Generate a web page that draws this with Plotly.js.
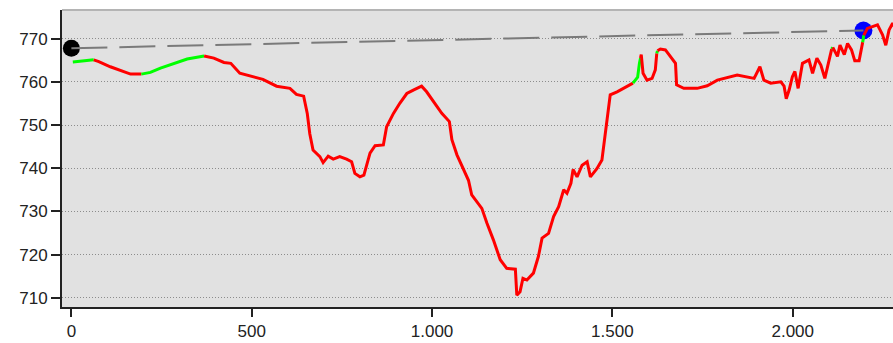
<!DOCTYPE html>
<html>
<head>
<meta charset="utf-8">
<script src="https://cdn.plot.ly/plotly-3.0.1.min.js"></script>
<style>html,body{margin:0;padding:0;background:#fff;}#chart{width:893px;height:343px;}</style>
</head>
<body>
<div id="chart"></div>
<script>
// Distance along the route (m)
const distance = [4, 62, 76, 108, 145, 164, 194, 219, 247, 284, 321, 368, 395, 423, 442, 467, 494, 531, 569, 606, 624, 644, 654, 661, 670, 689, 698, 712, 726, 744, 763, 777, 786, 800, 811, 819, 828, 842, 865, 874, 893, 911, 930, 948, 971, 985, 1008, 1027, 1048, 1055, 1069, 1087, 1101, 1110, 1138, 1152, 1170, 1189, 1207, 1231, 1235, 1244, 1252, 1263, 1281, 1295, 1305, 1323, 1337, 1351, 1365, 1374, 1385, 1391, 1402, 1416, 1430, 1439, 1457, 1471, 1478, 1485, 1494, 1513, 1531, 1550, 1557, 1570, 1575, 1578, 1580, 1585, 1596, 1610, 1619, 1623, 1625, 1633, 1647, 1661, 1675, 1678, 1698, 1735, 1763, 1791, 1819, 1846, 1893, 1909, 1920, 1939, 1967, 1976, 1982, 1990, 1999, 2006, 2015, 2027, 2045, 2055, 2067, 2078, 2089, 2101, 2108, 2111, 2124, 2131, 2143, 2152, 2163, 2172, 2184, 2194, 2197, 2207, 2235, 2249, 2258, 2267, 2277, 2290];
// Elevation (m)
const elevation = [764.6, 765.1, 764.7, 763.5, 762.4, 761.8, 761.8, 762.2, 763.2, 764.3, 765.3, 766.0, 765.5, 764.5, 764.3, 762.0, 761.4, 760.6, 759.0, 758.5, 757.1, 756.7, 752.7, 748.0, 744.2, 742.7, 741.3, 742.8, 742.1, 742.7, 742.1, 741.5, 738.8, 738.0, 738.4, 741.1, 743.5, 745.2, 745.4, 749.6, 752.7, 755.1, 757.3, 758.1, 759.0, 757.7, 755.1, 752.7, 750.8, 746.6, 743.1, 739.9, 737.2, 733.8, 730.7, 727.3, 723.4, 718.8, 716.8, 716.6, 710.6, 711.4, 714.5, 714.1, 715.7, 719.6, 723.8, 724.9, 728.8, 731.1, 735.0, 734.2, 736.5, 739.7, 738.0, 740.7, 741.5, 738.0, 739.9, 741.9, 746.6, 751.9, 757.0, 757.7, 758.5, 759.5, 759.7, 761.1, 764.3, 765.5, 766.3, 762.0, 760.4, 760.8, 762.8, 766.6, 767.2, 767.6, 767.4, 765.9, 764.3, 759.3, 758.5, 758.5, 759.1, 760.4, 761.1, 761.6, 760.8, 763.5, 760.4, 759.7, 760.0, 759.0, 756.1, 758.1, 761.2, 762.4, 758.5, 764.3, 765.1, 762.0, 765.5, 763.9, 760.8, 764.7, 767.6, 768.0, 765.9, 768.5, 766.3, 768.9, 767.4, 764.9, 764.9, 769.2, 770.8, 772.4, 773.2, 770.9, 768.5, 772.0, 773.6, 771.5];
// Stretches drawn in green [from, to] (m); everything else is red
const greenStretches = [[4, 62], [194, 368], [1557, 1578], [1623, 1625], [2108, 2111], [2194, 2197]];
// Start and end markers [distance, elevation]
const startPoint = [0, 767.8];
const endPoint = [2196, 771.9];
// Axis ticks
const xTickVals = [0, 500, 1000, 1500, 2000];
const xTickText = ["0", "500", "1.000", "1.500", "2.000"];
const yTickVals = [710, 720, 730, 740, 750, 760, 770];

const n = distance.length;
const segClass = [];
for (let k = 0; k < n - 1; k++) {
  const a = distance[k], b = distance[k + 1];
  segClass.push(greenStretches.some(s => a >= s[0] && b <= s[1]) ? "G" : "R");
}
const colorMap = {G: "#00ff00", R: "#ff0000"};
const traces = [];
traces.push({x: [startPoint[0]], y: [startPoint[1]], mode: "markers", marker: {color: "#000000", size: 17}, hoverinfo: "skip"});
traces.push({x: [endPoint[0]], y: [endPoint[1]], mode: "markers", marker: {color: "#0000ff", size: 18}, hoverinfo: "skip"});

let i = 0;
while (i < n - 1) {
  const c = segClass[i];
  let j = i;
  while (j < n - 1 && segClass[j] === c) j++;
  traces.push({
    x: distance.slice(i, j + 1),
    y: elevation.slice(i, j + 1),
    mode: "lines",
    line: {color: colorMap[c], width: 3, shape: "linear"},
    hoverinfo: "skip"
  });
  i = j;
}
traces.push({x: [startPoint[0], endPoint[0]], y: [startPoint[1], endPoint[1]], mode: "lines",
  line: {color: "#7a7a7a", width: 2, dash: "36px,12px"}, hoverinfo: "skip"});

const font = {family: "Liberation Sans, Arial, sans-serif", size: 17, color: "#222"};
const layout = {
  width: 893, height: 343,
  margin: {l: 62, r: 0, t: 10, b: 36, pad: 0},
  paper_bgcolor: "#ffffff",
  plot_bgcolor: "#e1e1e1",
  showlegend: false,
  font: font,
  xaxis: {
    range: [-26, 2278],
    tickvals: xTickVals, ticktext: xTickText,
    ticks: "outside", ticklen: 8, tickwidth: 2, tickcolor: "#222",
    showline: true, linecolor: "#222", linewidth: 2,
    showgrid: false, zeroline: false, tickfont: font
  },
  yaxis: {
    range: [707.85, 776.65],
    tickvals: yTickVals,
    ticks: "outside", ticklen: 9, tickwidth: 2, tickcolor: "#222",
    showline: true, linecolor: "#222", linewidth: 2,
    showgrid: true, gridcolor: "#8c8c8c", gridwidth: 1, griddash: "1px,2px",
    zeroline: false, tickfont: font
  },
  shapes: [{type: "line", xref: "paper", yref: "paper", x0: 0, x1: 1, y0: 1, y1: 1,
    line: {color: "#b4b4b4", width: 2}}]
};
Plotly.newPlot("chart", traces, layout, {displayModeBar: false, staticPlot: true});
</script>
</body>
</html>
_ _ _ _
## Task statement
Repeat the listing above exactly, with no pictures.

## Result below
Generate a web page that draws this with Plotly.js.
<!DOCTYPE html>
<html>
<head>
<meta charset="utf-8">
<script src="https://cdn.plot.ly/plotly-3.0.1.min.js"></script>
<style>html,body{margin:0;padding:0;background:#fff;}#chart{width:893px;height:343px;}</style>
</head>
<body>
<div id="chart"></div>
<script>
// Distance along the route (m)
const distance = [4, 62, 76, 108, 145, 164, 194, 219, 247, 284, 321, 368, 395, 423, 442, 467, 494, 531, 569, 606, 624, 644, 654, 661, 670, 689, 698, 712, 726, 744, 763, 777, 786, 800, 811, 819, 828, 842, 865, 874, 893, 911, 930, 948, 971, 985, 1008, 1027, 1048, 1055, 1069, 1087, 1101, 1110, 1138, 1152, 1170, 1189, 1207, 1231, 1235, 1244, 1252, 1263, 1281, 1295, 1305, 1323, 1337, 1351, 1365, 1374, 1385, 1391, 1402, 1416, 1430, 1439, 1457, 1471, 1478, 1485, 1494, 1513, 1531, 1550, 1557, 1570, 1575, 1578, 1580, 1585, 1596, 1610, 1619, 1623, 1625, 1633, 1647, 1661, 1675, 1678, 1698, 1735, 1763, 1791, 1819, 1846, 1893, 1909, 1920, 1939, 1967, 1976, 1982, 1990, 1999, 2006, 2015, 2027, 2045, 2055, 2067, 2078, 2089, 2101, 2108, 2111, 2124, 2131, 2143, 2152, 2163, 2172, 2184, 2194, 2197, 2207, 2235, 2249, 2258, 2267, 2277, 2290];
// Elevation (m)
const elevation = [764.6, 765.1, 764.7, 763.5, 762.4, 761.8, 761.8, 762.2, 763.2, 764.3, 765.3, 766.0, 765.5, 764.5, 764.3, 762.0, 761.4, 760.6, 759.0, 758.5, 757.1, 756.7, 752.7, 748.0, 744.2, 742.7, 741.3, 742.8, 742.1, 742.7, 742.1, 741.5, 738.8, 738.0, 738.4, 741.1, 743.5, 745.2, 745.4, 749.6, 752.7, 755.1, 757.3, 758.1, 759.0, 757.7, 755.1, 752.7, 750.8, 746.6, 743.1, 739.9, 737.2, 733.8, 730.7, 727.3, 723.4, 718.8, 716.8, 716.6, 710.6, 711.4, 714.5, 714.1, 715.7, 719.6, 723.8, 724.9, 728.8, 731.1, 735.0, 734.2, 736.5, 739.7, 738.0, 740.7, 741.5, 738.0, 739.9, 741.9, 746.6, 751.9, 757.0, 757.7, 758.5, 759.5, 759.7, 761.1, 764.3, 765.5, 766.3, 762.0, 760.4, 760.8, 762.8, 766.6, 767.2, 767.6, 767.4, 765.9, 764.3, 759.3, 758.5, 758.5, 759.1, 760.4, 761.1, 761.6, 760.8, 763.5, 760.4, 759.7, 760.0, 759.0, 756.1, 758.1, 761.2, 762.4, 758.5, 764.3, 765.1, 762.0, 765.5, 763.9, 760.8, 764.7, 767.6, 768.0, 765.9, 768.5, 766.3, 768.9, 767.4, 764.9, 764.9, 769.2, 770.8, 772.4, 773.2, 770.9, 768.5, 772.0, 773.6, 771.5];
// Stretches drawn in green [from, to] (m); everything else is red
const greenStretches = [[4, 62], [194, 368], [1557, 1578], [1623, 1625], [2108, 2111], [2194, 2197]];
// Start and end markers [distance, elevation]
const startPoint = [0, 767.8];
const endPoint = [2196, 771.9];
// Axis ticks
const xTickVals = [0, 500, 1000, 1500, 2000];
const xTickText = ["0", "500", "1.000", "1.500", "2.000"];
const yTickVals = [710, 720, 730, 740, 750, 760, 770];

const n = distance.length;
const segClass = [];
for (let k = 0; k < n - 1; k++) {
  const a = distance[k], b = distance[k + 1];
  segClass.push(greenStretches.some(s => a >= s[0] && b <= s[1]) ? "G" : "R");
}
const colorMap = {G: "#00ff00", R: "#ff0000"};
const traces = [];
traces.push({x: [startPoint[0]], y: [startPoint[1]], mode: "markers", marker: {color: "#000000", size: 17}, hoverinfo: "skip"});
traces.push({x: [endPoint[0]], y: [endPoint[1]], mode: "markers", marker: {color: "#0000ff", size: 18}, hoverinfo: "skip"});

let i = 0;
while (i < n - 1) {
  const c = segClass[i];
  let j = i;
  while (j < n - 1 && segClass[j] === c) j++;
  traces.push({
    x: distance.slice(i, j + 1),
    y: elevation.slice(i, j + 1),
    mode: "lines",
    line: {color: colorMap[c], width: 3, shape: "linear"},
    hoverinfo: "skip"
  });
  i = j;
}
traces.push({x: [startPoint[0], endPoint[0]], y: [startPoint[1], endPoint[1]], mode: "lines",
  line: {color: "#7a7a7a", width: 2, dash: "36px,12px"}, hoverinfo: "skip"});

const font = {family: "Liberation Sans, Arial, sans-serif", size: 17, color: "#222"};
const layout = {
  width: 893, height: 343,
  margin: {l: 62, r: 0, t: 10, b: 36, pad: 0},
  paper_bgcolor: "#ffffff",
  plot_bgcolor: "#e1e1e1",
  showlegend: false,
  font: font,
  xaxis: {
    range: [-26, 2278],
    tickvals: xTickVals, ticktext: xTickText,
    ticks: "outside", ticklen: 8, tickwidth: 2, tickcolor: "#222",
    showline: true, linecolor: "#222", linewidth: 2,
    showgrid: false, zeroline: false, tickfont: font
  },
  yaxis: {
    range: [707.85, 776.65],
    tickvals: yTickVals,
    ticks: "outside", ticklen: 9, tickwidth: 2, tickcolor: "#222",
    showline: true, linecolor: "#222", linewidth: 2,
    showgrid: true, gridcolor: "#8c8c8c", gridwidth: 1, griddash: "1px,2px",
    zeroline: false, tickfont: font
  },
  shapes: [{type: "line", xref: "paper", yref: "paper", x0: 0, x1: 1, y0: 1, y1: 1,
    line: {color: "#b4b4b4", width: 2}}]
};
Plotly.newPlot("chart", traces, layout, {displayModeBar: false, staticPlot: true});
</script>
</body>
</html>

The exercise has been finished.